2019-08-24T23:47:09.361836+08:00 0 [Note] InnoDB: page_cleaner: 1000ms intended loop took 24915ms. The settings might not be optimal. (flushed=182 and evicted=0, during the time.)
2019-08-24T23:47:16.211740+08:00 0 [Note] InnoDB: page_cleaner: 1000ms intended loop took 4849ms. The settings might not be optimal. (flushed=240 and evicted=0, during the time.)
2019-08-24T23:47:23.362286+08:00 0 [Note] InnoDB: page_cleaner: 1000ms intended loop took 6151ms.
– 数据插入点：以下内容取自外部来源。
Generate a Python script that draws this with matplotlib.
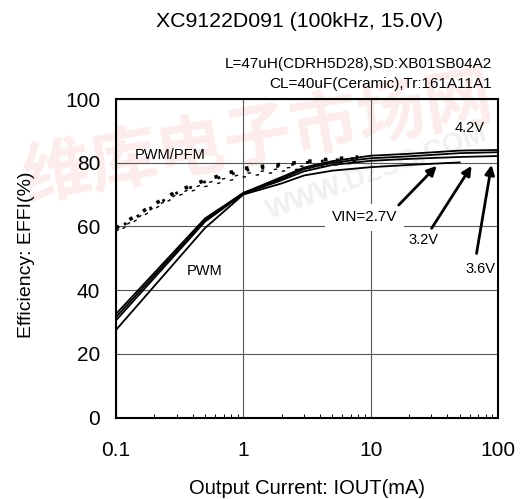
import numpy as np
import matplotlib.pyplot as plt
from matplotlib.ticker import FixedLocator, LogLocator, NullFormatter

plt.rcParams['font.family'] = ['Liberation Sans', 'DejaVu Sans']

# PWM (solid) efficiency curves
iout_pwm = [0.1, 0.5, 1, 2, 3, 5, 10, 20, 50, 100]
eff_pwm_42 = [32.5, 62.5, 70.5, 75.5, 78.5, 80.5, 82.2, 82.8, 83.8, 84.0]
eff_pwm_36 = [31.5, 62.0, 70.5, 75.0, 78.0, 80.0, 81.4, 82.0, 83.0, 83.3]
eff_pwm_32 = [30.5, 61.5, 70.2, 74.5, 77.3, 79.3, 80.6, 81.2, 81.8, 82.1]
iout_pwm_27 = [0.1, 0.5, 1, 2, 3, 5, 10, 20, 50]
eff_pwm_27 = [27.5, 59.5, 70.0, 73.5, 76.0, 77.5, 78.6, 79.3, 80.1]

# PWM/PFM (dotted) efficiency curves
iout_pfm = [0.1, 0.2, 0.3, 0.5, 1, 2, 3, 5, 8]
eff_pfm_42 = [59.5, 67.0, 71.0, 74.5, 78.2, 79.5, 80.3, 81.2, 81.8]
eff_pfm_36 = [59.0, 66.5, 70.5, 74.0, 77.5, 79.0, 80.0, 80.8, 81.4]
eff_pfm_32 = [58.5, 66.0, 70.0, 73.5, 76.5, 78.2, 79.0, 79.8, 80.5]
eff_pfm_27 = [58.0, 65.5, 69.5, 72.5, 75.5, 77.3, 78.2, 79.2, 80.0]

fig = plt.figure(figsize=(5.27, 4.99), dpi=100)
ax = fig.add_axes([0.2201, 0.1633, 0.7249, 0.6383])
ax.set_facecolor('none')

# faint watermark behind the chart
fig.text(0.49, 0.72, '维库电子市场网', rotation=10, fontsize=49, color='#fdecec',
         family=['Noto Sans CJK SC'], weight='bold', ha='center', va='center', zorder=-2)
fig.text(0.715, 0.655, 'WWW.DZSC.COM', rotation=20, fontsize=20, color='#f0f0f0',
         weight='bold', ha='center', va='center', zorder=-1)

for y in [eff_pwm_42, eff_pwm_36, eff_pwm_32]:
    ax.plot(iout_pwm, y, color='black', lw=1.3)
ax.plot(iout_pwm_27, eff_pwm_27, color='black', lw=1.3)

ax.plot(iout_pfm, eff_pfm_42, color='black', lw=2.6, linestyle=(0, (1, 3.4)))
ax.plot(iout_pfm, eff_pfm_36, color='black', lw=2.0, linestyle=(2, (1, 4.4)))
ax.plot(iout_pfm, eff_pfm_32, color='black', lw=1.0, linestyle=(0, (2.5, 7)))
ax.plot(iout_pfm, eff_pfm_27, color='black', lw=1.0, linestyle=(4, (2.5, 7)))

ax.set_xscale('log')
ax.set_xlim(0.1, 100)
ax.set_ylim(0, 100)
ax.xaxis.set_major_locator(FixedLocator([0.1, 1, 10, 100]))
ax.set_xticklabels(['0.1', '1', '10', '100'])
ax.xaxis.set_minor_locator(LogLocator(base=10, subs=np.arange(2, 10)))
ax.xaxis.set_minor_formatter(NullFormatter())
ax.set_yticks([0, 20, 40, 60, 80, 100])
ax.tick_params(axis='both', which='major', direction='in', length=0, labelsize=15)
ax.tick_params(axis='x', which='major', pad=17)
ax.tick_params(axis='y', which='major', pad=11.5)
ax.tick_params(axis='x', which='minor', direction='in', length=3, width=0.7)
ax.grid(True, which='major', color='#555555', lw=0.8)
for s in ax.spines.values():
    s.set_linewidth(1.5)

# labels inside the plot
ax.text(0.141, 82.4, 'PWM/PFM', fontsize=10.5, ha='left', va='center')
ax.text(0.5, 46, 'PWM', fontsize=10.5, ha='center', va='center')
ax.text(45.8, 91, '4.2V', fontsize=10.5, ha='left', va='center')
ax.text(8.9, 62.8, 'VIN=2.7V', fontsize=11, ha='center', va='center',
        bbox=dict(facecolor='white', edgecolor='none', pad=5))
ax.text(26.2, 55.7, '3.2V', fontsize=10.5, ha='center', va='center',
        bbox=dict(facecolor='white', edgecolor='none', pad=1))
ax.text(73, 46.6, '3.6V', fontsize=10.5, ha='center', va='center',
        bbox=dict(facecolor='white', edgecolor='none', pad=1))

arrows = [((16.6, 66.7), (33.0, 79.0)),
          ((30.1, 59.4), (62.0, 79.0)),
          ((67.8, 51.5), (88.9, 79.3))]
for tail, head in arrows:
    ax.annotate('', xy=head, xytext=tail,
                arrowprops=dict(arrowstyle='-|>', color='black', lw=2, mutation_scale=14,
                                shrinkA=0, shrinkB=0))

fig.text(0.569, 0.956, 'XC9122D091 (100kHz, 15.0V)', fontsize=15.3, ha='center', va='center')
fig.text(0.933, 0.871, 'L=47uH(CDRH5D28),SD:XB01SB04A2', fontsize=11, ha='right', va='center')
fig.text(0.933, 0.831, 'CL=40uF(Ceramic),Tr:161A11A1', fontsize=11, ha='right', va='center')
fig.text(0.583, 0.022, 'Output Current: IOUT(mA)', fontsize=14.5, ha='center', va='center')
fig.text(0.051, 0.49, 'Efficiency: EFFI(%)', fontsize=14, rotation=90, ha='center', va='center')

fig.savefig('out.png', dpi=100)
The settings might not be optimal. (flushed=215 and evicted=0, during the time.)

【問題分析】

1、 error log中page_cleaner資訊是如何產生的

通過原始碼storage/innobase/buf/buf0flu.cc可以看出,當滿足curr_time > next_loop_time + 3000條件(大於4秒)時,會列印上面資訊到error log中。next_loop_time為1000ms,即1秒鐘做一次重新整理頁的操作。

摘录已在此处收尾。